We heard the cannonballs exploding, marbles clinking against one another as Vova played, and Niki turned his head toward him but spoke still to me. He wanted to take Vova home with him to Tsarskoye for Christmas, alone. He could help decorate the three trees at the Alexander Palace, the one in the Big Living Room, another in the passage for the servants, and the last in the playroom, the fir tree there, strung with crystal baubles and tinsel, so tall it almost reached the ceiling, and I thought, Does the decree against Christmas trees not apply to the sovereigns, or is Niki recalling the hazy comfort of some Christmas past? Though I knew Niki delivered these details to soothe me, he was the one who smiled as he recalled them. The candles on the playroom tree would be lit first, he said, and beneath it Vova and the other children would unwrap their gifts. After the New Year Vova could travel with them to the Crimea for Easter. And so on and so on, each holiday leading to another, one month to the next. Vova could call me once a week. I could see him in March before the family left for the Crimea. We would have to explain to him, slowly, the manner of his birth, the function of his new place, and eventually, his assumption of his new name, and this transfer must be cultivated as unhurriedly and as carefully as Petersburgers cultivated their vines and flowers in their greenhouses all winter, forcing their bulbs to flower, their vines to bear fruit, forcing nature to do the impossible, to make summer from ice. And when Alix returned to Peter with the girls, Vova would come with her. Did I understand?

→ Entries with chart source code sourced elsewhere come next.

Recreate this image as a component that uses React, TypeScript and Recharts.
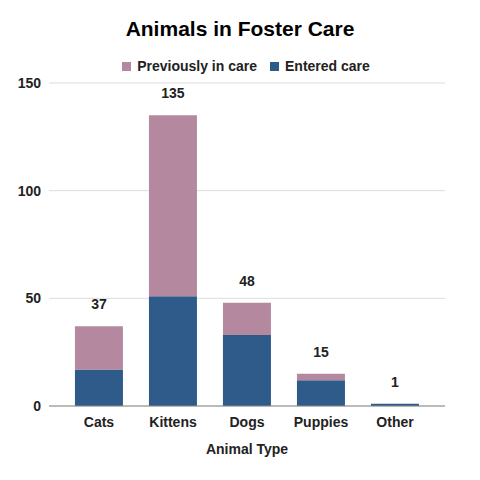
import React from 'react';
import { BarChart, Bar, XAxis, YAxis, CartesianGrid, LabelList } from 'recharts';

const categories = ['Cats', 'Kittens', 'Dogs', 'Puppies', 'Other'];
const enteredCare = [17, 51, 33, 12, 1];
const previouslyInCare = [20, 84, 15, 3, 0];
const yTicks = [0, 50, 100, 150];

const PINK = '#b4889f';
const BLUE = '#2e5b8a';
const FONT = '"Liberation Sans", Arial, sans-serif';

const data = categories.map((name, i) => ({
  name,
  entered: enteredCare[i],
  previous: previouslyInCare[i],
  total: enteredCare[i] + previouslyInCare[i],
}));

// etiqueta do total acima da pilha (calculada a partir da barra de baixo)
const TotalLabel = (props: any) => {
  const { x, y, width, height, index } = props;
  const d = data[index];
  const pxPerUnit = height / d.entered;
  const top = y - d.previous * pxPerUnit;
  return (
    <text
      x={x + width / 2}
      y={top - 17}
      textAnchor="middle"
      fontFamily={FONT}
      fontWeight="bold"
      fontSize={14}
      fill="#222"
    >
      {d.total}
    </text>
  );
};

export default function App() {
  return (
    <div style={{ position: 'absolute', left: 0, top: 0, width: 480, height: 480, background: '#fff', fontFamily: FONT }}>
      <div style={{ position: 'absolute', top: 17, width: 480, textAlign: 'center', fontSize: 21, fontWeight: 'bold', color: '#000' }}>
        Animals in Foster Care
      </div>
      <div style={{ position: 'absolute', top: 58, left: 6, width: 480, display: 'flex', justifyContent: 'center', gap: 13, fontSize: 14, fontWeight: 'bold', color: '#222' }}>
        {[['Previously in care', PINK], ['Entered care', BLUE]].map(([label, color]) => (
          <div key={label} style={{ display: 'flex', alignItems: 'center', gap: 6 }}>
            <span style={{ display: 'inline-block', width: 9, height: 9, background: color }} />
            <span>{label}</span>
          </div>
        ))}
      </div>
      <BarChart
        width={480}
        height={480}
        data={data}
        margin={{ top: 83, right: 35, left: 0, bottom: 26 }}
        barCategoryGap="17.5%"
      >
        <CartesianGrid vertical={false} stroke="#dcdcdc" />
        <XAxis
          dataKey="name"
          padding={{ left: 13, right: 13 }}
          axisLine={{ stroke: '#888' }}
          tickLine={false}
          height={48}
          tick={{ fontFamily: FONT, fontWeight: 'bold', fontSize: 14, fill: '#222' }}
          tickMargin={5}
          label={{ value: 'Animal Type', position: 'insideBottom', offset: 0, style: { fontFamily: FONT, fontWeight: 'bold', fontSize: 14, fill: '#222' } }}
        />
        <YAxis
          width={49}
          domain={[0, 150]}
          ticks={yTicks}
          axisLine={false}
          tickLine={false}
          tick={{ fontFamily: FONT, fontWeight: 'bold', fontSize: 14, fill: '#222' }}
          tickMargin={2}
        />
        <Bar dataKey="entered" stackId="a" fill={BLUE} isAnimationActive={false}>
          <LabelList dataKey="total" content={<TotalLabel />} />
        </Bar>
        <Bar dataKey="previous" stackId="a" fill={PINK} isAnimationActive={false} />
      </BarChart>
    </div>
  );
}
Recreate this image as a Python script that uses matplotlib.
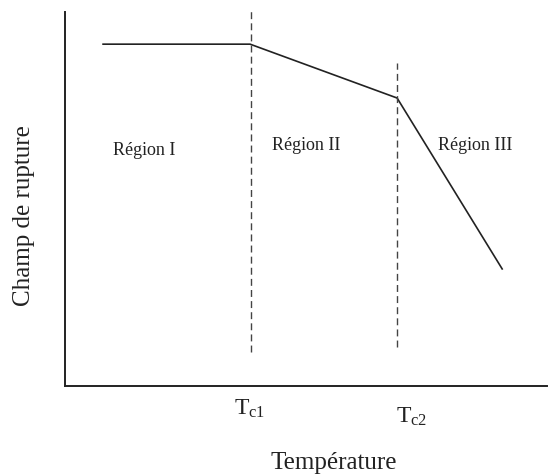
import matplotlib
matplotlib.use("Agg")
import matplotlib.pyplot as plt

plt.rcParams.update({
    "font.family": ["Liberation Serif", "DejaVu Serif"],
    "mathtext.fontset": "custom",
    "mathtext.rm": "Liberation Serif",
    "mathtext.it": "Liberation Serif:italic",
})

# ── Data (arbitrary units, schematic) ───────────────────────────────────────
temp = [7.9, 38.4, 68.9, 90.7]
field = [91.4, 91.4, 77.0, 31.3]
tc_positions = [38.6, 68.9]
tc_bottoms = [9.1, 10.4]
tc_tops = [101.1, 86.4]
tc_labels = [r"$\mathrm{T_{c1}}$", r"$\mathrm{T_{c2}}$"]
region_labels = ["Région I", "Région II", "Région III"]

W, H = 555, 475
fig = plt.figure(figsize=(W / 100, H / 100), dpi=100)
ax = fig.add_axes([65 / W, (H - 386) / H, (547 - 65) / W, (386 - 12) / H])

ax.plot(temp, field, color="#222222", lw=1.2, solid_joinstyle="miter")
for x, y0, y1 in zip(tc_positions, tc_bottoms, tc_tops):
    ax.plot([x, x], [y0, y1], color="#444444", lw=1.0, dashes=(5, 3), clip_on=False)

ax.set_xlim(0, 100)
ax.set_ylim(0, 100)
ax.set_xticks([])
ax.set_yticks([])
for side in ("top", "right"):
    ax.spines[side].set_visible(False)
for side in ("left", "bottom"):
    ax.spines[side].set_linewidth(1.4)
    ax.spines[side].set_color("#222222")

# region annotations
ax.text(16.4, 63.1, region_labels[0], ha="center", va="center", fontsize=13, color="#222222")
ax.text(50.0, 64.2, region_labels[1], ha="center", va="center", fontsize=13, color="#222222")
ax.text(85.1, 64.2, region_labels[2], ha="center", va="center", fontsize=13, color="#222222")

# critical temperature labels below the axis
ax.text(38.3, -7.8, tc_labels[0], ha="center", va="baseline", fontsize=17, color="#222222")
ax.text(72.0, -9.9, tc_labels[1], ha="center", va="baseline", fontsize=17, color="#222222")

fig.text(334 / W, 1 - 469 / H, "Température", ha="center", va="baseline", fontsize=18, color="#222222")
fig.text(24 / W, 1 - 216 / H, "Champ de rupture", ha="center", va="center", rotation=90,
         fontsize=18, color="#222222")

fig.savefig("out.png", dpi=100)
plt.close(fig)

I was not an idiot—how did he think I had memorized all those divertissements and adagios, one step leading to hundreds of others? I understood—without a clear line of succession, the various Romanov men from all branches of the family would furiously contend for the crown. And with this weakness and divisiveness from above and the ruinous fog of war all around us, the red flags of the revolution would once again be draped from the roofs and windows of Peter and the old revolutionaries would slink back into the capital to take full advantage of the instability of the three-hundred-year-old throne. No—there could be no rupture in the route to the throne. Yes, I understood. Niki’s son—one of them—must be the tsarevich. We were quiet enough now to notice Vova had also grown silent. Niki might consider him a child, but I knew better. Vova had been listening intently. If he did not want to do this, if he did not want to go with the tsar, I knew he would let me know. He sat on the cot, motionless. Of course he wanted to go. This was the big adventure he yearned for, the path that led, finally, away from me. And then he let a marble roll slowly along the windowsill to topple the last soldier standing upright, which fell, with a clatter, to the floor.